Insulin alleviates posttrauma cardiac dysfunction by inhibiting tumor necrosis factor-α-mediated reactive oxygen species production.

OBJECTIVE

Clinical evidence indicates that intensive insulin treatment prevents the incidence of multiple organ failures in surgical operation and severe trauma, but the mechanisms involved remain elusive. This study was designed to test the hypothesis that insulin may exert anti-inflammatory and antioxidative effects and thus alleviate cardiac dysfunction after trauma.

DESIGN

Prospective, randomized experimental study.

SETTING

Animal research laboratory.

SUBJECTS

Sprague Dawley rats.

INTERVENTIONS

Anesthetized rats were subjected to 200 revolutions at a rate of 35 rpm in Noble-Collip drum to induce a nonlethal mechanical trauma and were randomized to receive vehicle, insulin, and insulin + wortmannin treatments. An in vitro study was performed on cultured cardiomyocytes subjected to sham-traumatic serum (SS), traumatic serum (TS), SS + tumor necrosis factor (TNF)-α, SS + H2O2, TS + neutralizing anti-TNF-α antibody, or TS + tempol treatments.

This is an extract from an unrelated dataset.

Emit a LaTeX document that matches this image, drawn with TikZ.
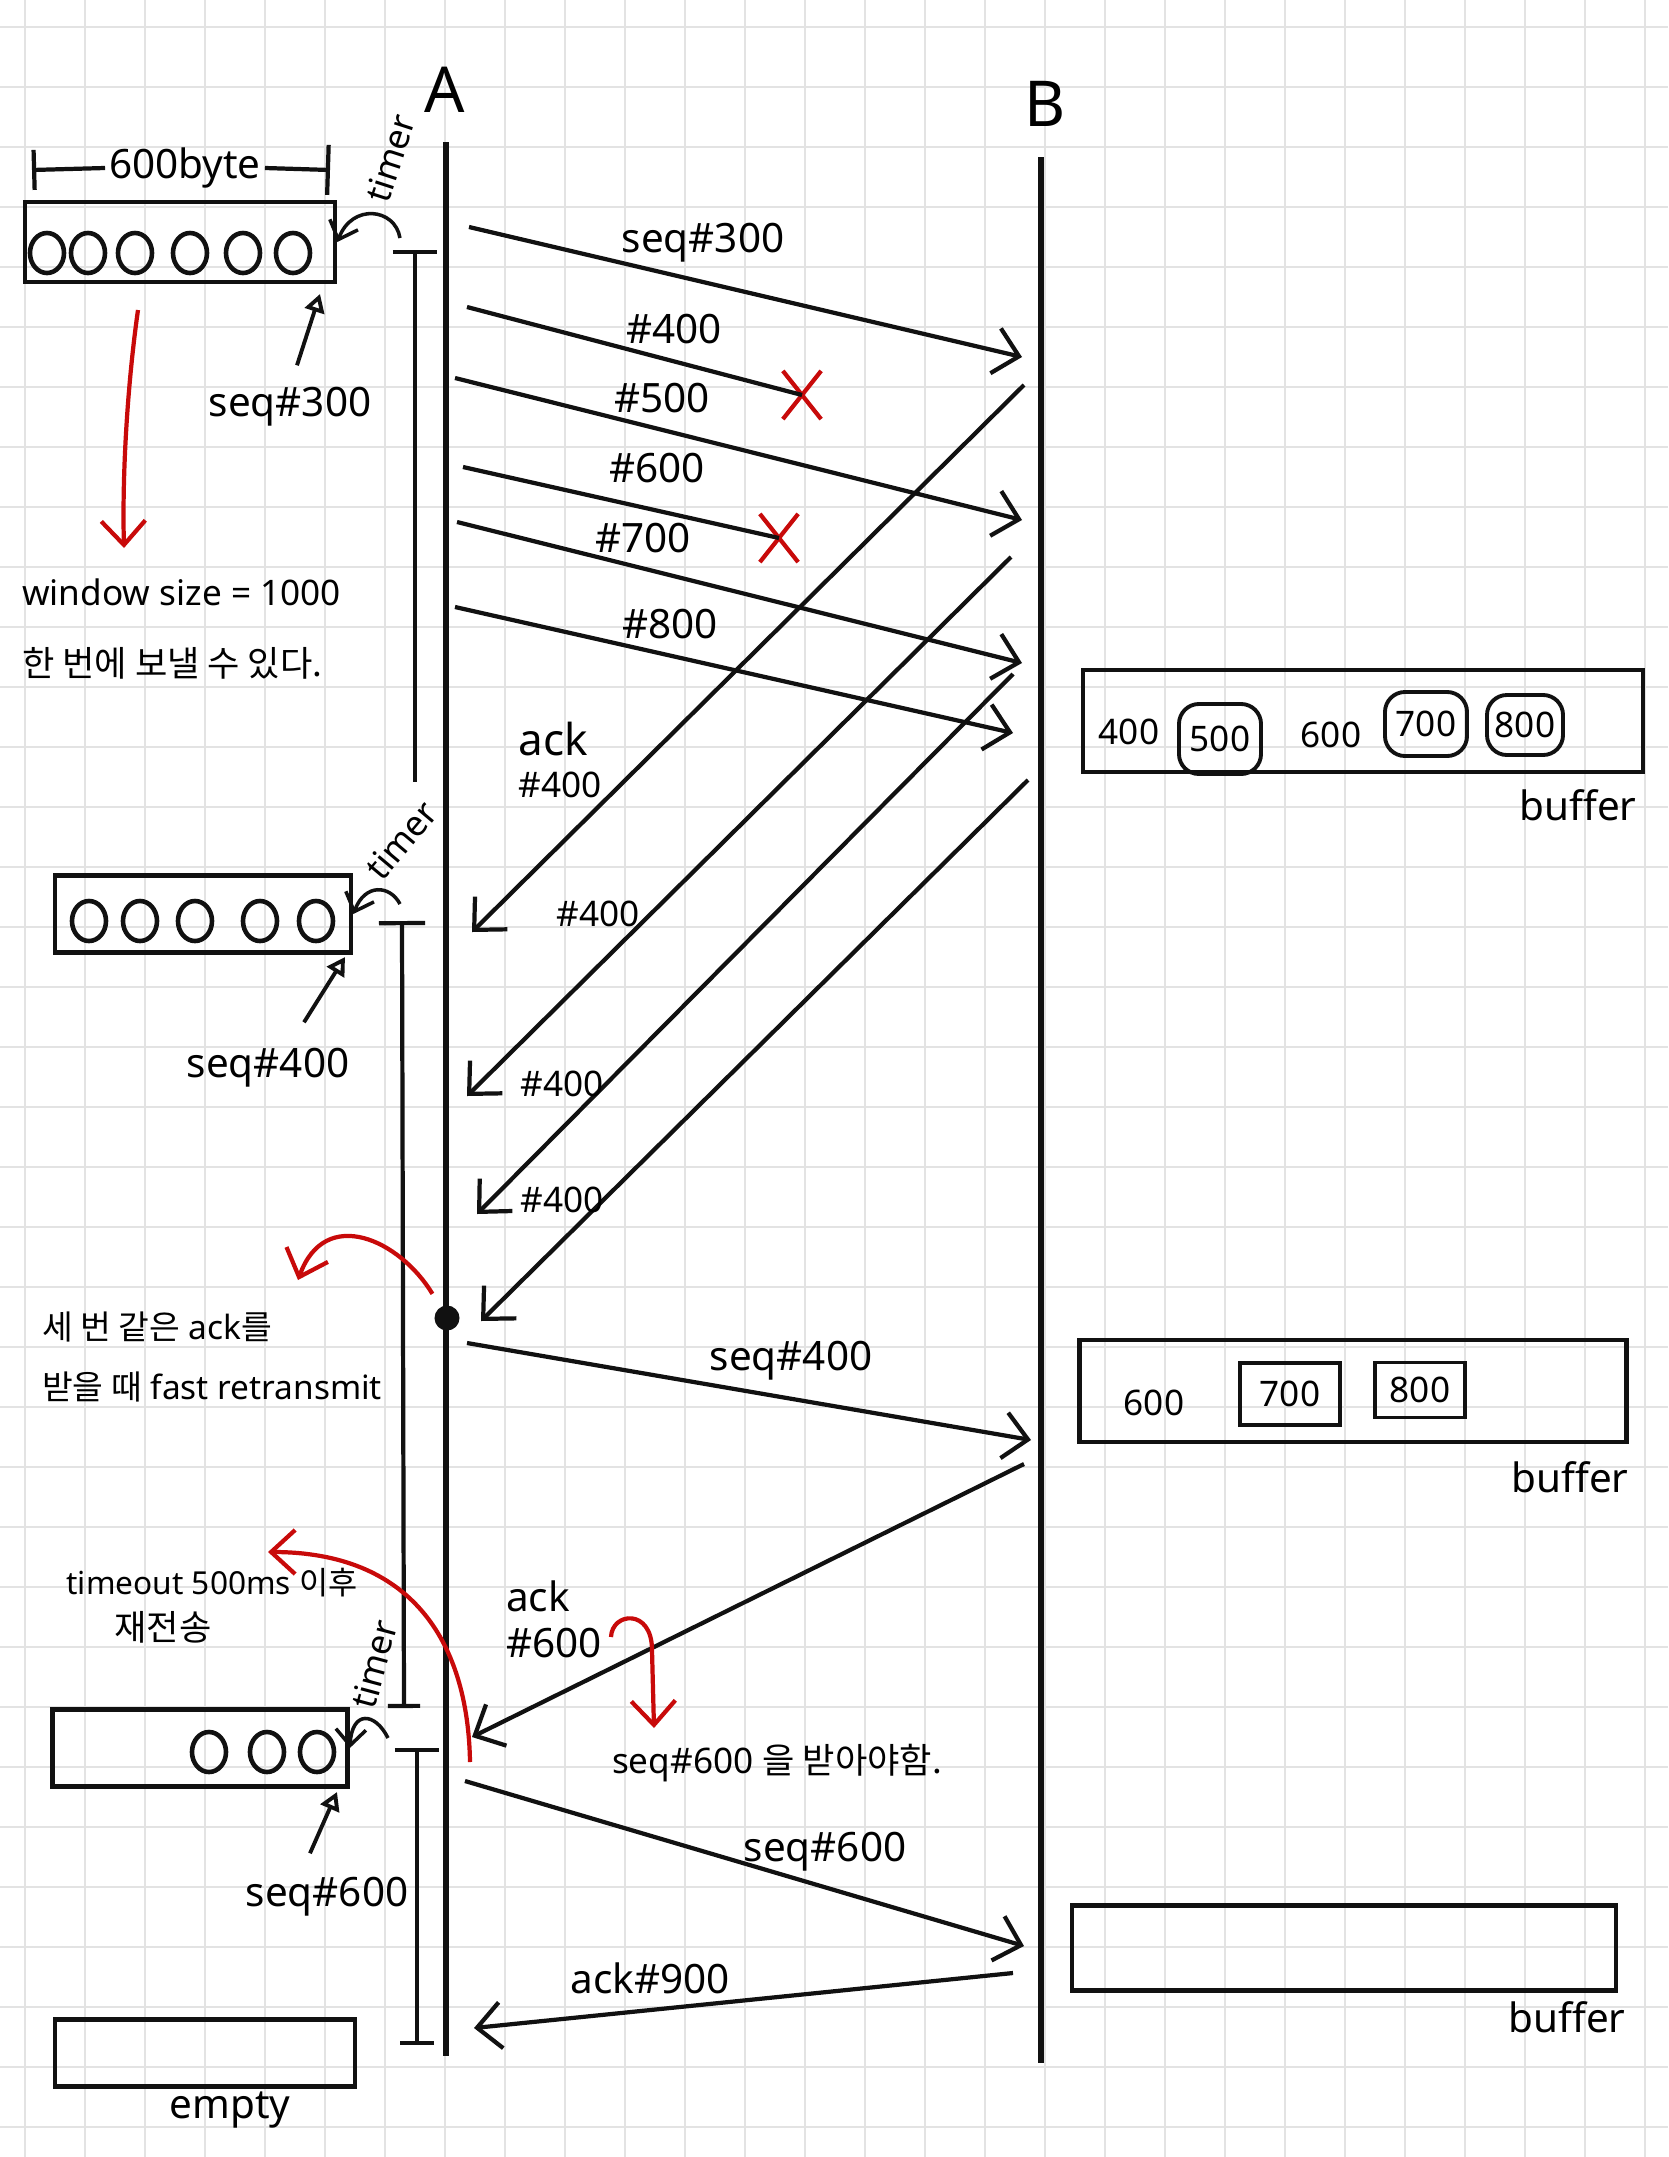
\documentclass[tikz,border=0pt]{standalone}
\usepackage{fontspec}
\setmainfont{Noto Sans}
\newfontfamily\kr{Noto Sans CJK KR}
\usetikzlibrary{arrows.meta,positioning,shapes.geometric,shapes.misc}
\definecolor{pen}{HTML}{111111}
\definecolor{redpen}{HTML}{C80A0A}
\definecolor{gridc}{HTML}{E3E3E3}

\begin{document}
\begin{tikzpicture}[x=0.01cm, y=-0.01cm,
  paper/.style={draw=gridc, line width=0.6pt},
  life/.style={draw=pen, line width=1.5pt},
  wire/.style={draw=pen, line width=1.2pt},
  msg/.style={wire, -{Straight Barb[length=2.4mm,width=4.6mm]}},
  tmr/.style={wire},
  ptr/.style={draw=pen, line width=1.1pt, -{Triangle[open,length=1.8mm,width=2mm]}},
  curl/.style={draw=pen, line width=1pt, -{Straight Barb[length=1.6mm,width=3mm]}},
  hint/.style={draw=redpen, line width=1.2pt, -{Straight Barb[length=2.4mm,width=4.4mm]}},
  drop/.style={cross out, draw=redpen, line width=1.2pt, minimum width=0.34cm, minimum height=0.44cm, inner sep=0pt},
  win/.style={draw=pen, line width=1.3pt, minimum width=3cm, minimum height=0.78cm},
  buf/.style={draw=pen, line width=1.3pt},
  cell/.style={draw=pen, line width=1.1pt, inner sep=0pt},
  seg/.style={draw=pen, ellipse, line width=1.3pt, minimum width=0.34cm, minimum height=0.4cm, inner sep=0pt},
  head/.style={font=\fontsize{18}{20}\selectfont},
  lbl/.style={font=\fontsize{11.5}{13}\selectfont, inner sep=1pt},
  tag/.style={font=\fontsize{10}{12}\selectfont, inner sep=1pt},
  note/.style={font=\fontsize{10}{12}\selectfont, inner sep=1pt, align=left}]
\fill[white] (0,0) rectangle (1668,2157);
\useasboundingbox (0,0) rectangle (1668,2157);
% grid paper
\foreach \gx in {25,85,...,1645} \draw[paper] (\gx,0) -- (\gx,2157);
\foreach \gy in {27,87,...,2127} \draw[paper] (0,\gy) -- (1668,\gy);

% hosts
\node[head] (A) at (445,90) {A};
\node[head] (B) at (1045,104) {B};
\coordinate (Atop) at (446,142);
\coordinate (Abot) at (446,2056);
\coordinate (Btop) at (1041,157);
\coordinate (Bbot) at (1041,2063);
\draw[life] (Atop) -- (Abot);
\draw[life] (Btop) -- (Bbot);

% sender windows
\coordinate (szl) at (32,170);
\coordinate (szr) at (330,170);
\node[lbl] (sz) at (185,168) {600byte};
\draw[wire, {Bar[width=4mm]}-] (szl) -- (sz.west);
\draw[wire, -{Bar[width=5mm]}] (sz.east) -- (szr);
\node[win, minimum width=3.1cm, minimum height=0.8cm] (w1) at (180,242) {};
\foreach \i/\sx in {1/47,2/88,3/135,4/190,5/243,6/293}
  \node[seg] (w1s\i) at (\sx,253) {};
\node[win, minimum width=2.96cm, minimum height=0.77cm] (w2) at (203,914) {};
\foreach \i/\sx in {1/89,2/140,3/195,4/260,5/316}
  \node[seg] (w2s\i) at (\sx,921) {};
\node[win, minimum width=2.95cm, minimum height=0.77cm] (w3) at (200,1748) {};
\foreach \i/\sx in {1/209,2/267,3/317}
  \node[seg] (w3s\i) at (\sx,1752) {};
\node[win, minimum width=3cm, minimum height=0.67cm] (w4) at (205,2053) {};
\node[lbl] (em) at (230,2110) {empty};

% pointers to the window edge
\node[lbl] (p1) at (290,407) {seq\#300};
\coordinate (p1e) at (320,294);
\draw[ptr] ([shift={(7,-18)}]p1.north) -- (p1e);
\node[lbl] (p2) at (268,1068) {seq\#400};
\coordinate (p2e) at (345,957);
\draw[ptr] ([shift={(36,-22)}]p2.north) -- (p2e);
\node[lbl] (p3) at (327,1897) {seq\#600};
\coordinate (p3e) at (337,1792);
\draw[ptr] ([shift={(-17,-20)}]p3.north) -- (p3e);

% timers
\coordinate (t1a) at (415,250);
\coordinate (t1b) at (415,782);
\draw[tmr, {Bar[width=4.4mm]}-] (t1a) -- (t1b);
\node[tag, rotate=72] (tm1) at (390,158) {timer};
\draw[curl] ([shift={(-15,-12)}]t1a) .. controls (395,208) and (352,203) .. (w1.east);
\coordinate (t2a) at (402,921);
\coordinate (t2b) at (404,1708);
\draw[tmr, {Bar[width=4.6mm]}-{Bar[width=3.2mm]}] (t2a) -- (t2b);
\node[tag, rotate=50] (tm2) at (401,840) {timer};
\draw[curl] ([shift={(-2,-17)}]t2a) .. controls (390,885) and (365,883) .. (w2.east);
\coordinate (t3a) at (417,1748);
\coordinate (t3b) at (417,2045);
\draw[tmr, {Bar[width=4.4mm]}-{Bar[width=3.4mm]}] (t3a) -- (t3b);
\node[tag, rotate=75] (tm3) at (374,1664) {timer};
\draw[curl] ([shift={(-29,-10)}]t3a) .. controls (375,1712) and (352,1710) .. (w3.east);

% first burst A -> B
\coordinate (s300a) at (469,227);
\coordinate (s300b) at (1022,357);
\draw[msg] (s300a) -- (s300b);
\node[lbl] (l300) at (703,243) {seq\#300};
\coordinate (s400a) at (467,307);
\node[drop] (x1) at (802,395) {};
\draw[wire] (s400a) -- (x1.center);
\node[lbl] (l400) at (674,329) {\#400};
\coordinate (s500a) at (455,378);
\coordinate (s500b) at (1022,520);
\draw[msg] (s500a) -- (s500b);
\node[lbl] (l500) at (662,398) {\#500};
\coordinate (s600a) at (463,467);
\node[drop] (x2) at (779,538) {};
\draw[wire] (s600a) -- (x2.center);
\node[lbl] (l600) at (657,468) {\#600};
\coordinate (s700a) at (457,522);
\coordinate (s700b) at (1022,663);
\draw[msg] (s700a) -- (s700b);
\node[lbl] (l700) at (643,538) {\#700};
\coordinate (s800a) at (455,607);
\coordinate (s800b) at (1013,733);
\draw[msg] (s800a) -- (s800b);
\node[lbl] (l800) at (670,624) {\#800};

% duplicate acks B -> A
\coordinate (k1b) at (1024,385);
\coordinate (k1a) at (472,932);
\draw[msg] (k1b) -- (k1a);
\node[tag, align=left] (lk1) at (560,760) {\fontsize{12.5}{14}\selectfont ack\\\#400};
\coordinate (k2b) at (1011,557);
\coordinate (k2a) at (467,1096);
\draw[msg] (k2b) -- (k2a);
\node[tag] (lk2) at (598,914) {\#400};
\coordinate (k3b) at (1013,674);
\coordinate (k3a) at (477,1214);
\draw[msg] (k3b) -- (k3a);
\node[tag] (lk3) at (562,1084) {\#400};
\coordinate (k4b) at (1028,780);
\coordinate (k4a) at (481,1321);
\draw[msg] (k4b) -- (k4a);
\node[tag] (lk4) at (562,1200) {\#400};
\node[circle, fill=pen, inner sep=0pt, minimum size=0.25cm] (dup) at (447,1318) {};

% fast retransmit
\coordinate (r400a) at (467,1343);
\coordinate (r400b) at (1031,1440);
\draw[msg] (r400a) -- (r400b);
\node[lbl] (lr400) at (791,1361) {seq\#400};
\coordinate (k6b) at (1024,1464);
\coordinate (k6a) at (472,1737);
\draw[msg] (k6b) -- (k6a);
\node[lbl, align=left] (lk6) at (554,1619) {ack\\\#600};
\coordinate (r600a) at (465,1781);
\coordinate (r600b) at (1024,1946);
\draw[msg] (r600a) -- (r600b);
\node[lbl] (lr600) at (825,1852) {seq\#600};
\coordinate (k9b) at (1013,1973);
\coordinate (k9a) at (474,2028);
\draw[msg] (k9b) -- (k9a);
\node[lbl] (lk9) at (650,1978) {ack\#900};

% receiver buffers
\node[buf, minimum width=5.6cm, minimum height=1.02cm] (bf1) at (1363,721) {};
\node[tag] (c400) at (1129,732) {400};
\node[cell, rounded corners=2mm, minimum width=0.82cm, minimum height=0.7cm] (c500) at (1220,739) {500};
\node[tag] (c600) at (1331,735) {600};
\node[cell, rounded corners=2mm, minimum width=0.82cm, minimum height=0.64cm] (c700) at (1426,724) {700};
\node[cell, rounded corners=2mm, minimum width=0.76cm, minimum height=0.6cm] (c800) at (1525,725) {800};
\node[lbl] (lb1) at (1578,805) {buffer};
\node[buf, minimum width=5.47cm, minimum height=1.02cm] (bf2) at (1353,1391) {};
\node[tag] (d600) at (1154,1403) {600};
\node[cell, minimum width=1cm, minimum height=0.62cm] (d700) at (1290,1394) {700};
\node[cell, minimum width=0.9cm, minimum height=0.55cm] (d800) at (1420,1390) {800};
\node[lbl] (lb2) at (1570,1477) {buffer};
\node[buf, minimum width=5.44cm, minimum height=0.85cm] (bf3) at (1344,1948) {};
\node[lbl] (lb3) at (1567,2017) {buffer};

% notes
\node[note, font=\fontsize{10}{20.4}\selectfont, anchor=west] (n1) at (18,629) {window size = 1000\\{\kr 한 번에 보낼 수 있다.}};
\coordinate (r1a) at (138,310);
\coordinate (r1b) at (124,548);
\draw[hint] (r1a) .. controls (128,380) and (122,470) .. (r1b);
\node[note, font=\fontsize{9.5}{17}\selectfont, anchor=west] (n2) at (38,1357) {{\kr 세 번 같은} ack{\kr 를}\\{\kr 받을 때} fast retransmit};
\coordinate (r2b) at (298,1280);
\draw[hint, shorten <=1.5mm] (dup) .. controls (400,1240) and (325,1205) .. (r2b);
\node[note, font=\fontsize{9}{11}\selectfont] (n3) at (212,1583) {timeout 500ms {\kr 이후}};
\node[note] (n3b) at (163,1627) {\kr 재전송};
\coordinate (r3a) at (470,1762);
\coordinate (r3b) at (268,1552);
\draw[hint] (r3a) .. controls (468,1640) and (410,1552) .. (r3b);
\node[note] (n4) at (777,1763) {seq\#600 {\kr 을 받아야함.}};
\coordinate (r4a) at (611,1637);
\coordinate (r4b) at (654,1728);
\draw[hint] (r4a) .. controls (612,1612) and (652,1608) .. (652,1650) -- (r4b);
\end{tikzpicture}
\end{document}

MEASUREMENTS AND MAIN RESULTS

Immediate cardiac dysfunction occurred 0.5 hr after trauma without significant cardiomyocyte necrosis and apoptosis, while serum TNF-α and cardiac reactive oxygen species (ROS) production was increased. Importantly, incubation of cardiomyocytes with TS or SS + TNF-α significantly increased ROS generation together with dampened cardiomyocyte contractility and Ca transient, all of which were rescued by TNF-α antibody. Administration of insulin inhibited TNF-α and ROS overproduction and alleviated cardiac dysfunction 2 hours after trauma. Scavenging ROS with tempol also attenuated cardiac dysfunction after trauma, whereas insulin combined with tempol failed to further improve cardiac functional recovery compared with insulin treatment alone. Moreover, the aforementioned anti-TNF-α, antioxidative, and cardioprotective effects afforded by insulin were almost abolished by the phosphatidylinositol 3-kinase inhibitor wortmannin.

CONCLUSIONS

These results demonstrate for the first time that mechanical trauma induces a significant increase in TNF-α and ROS production, resulting in immediate cardiac dysfunction. Early posttrauma insulin treatment alleviates cardiac dysfunction by inhibiting TNF-α-mediated ROS production via a phosphatidylinositol 3-kinase/Akt-dependent mechanism.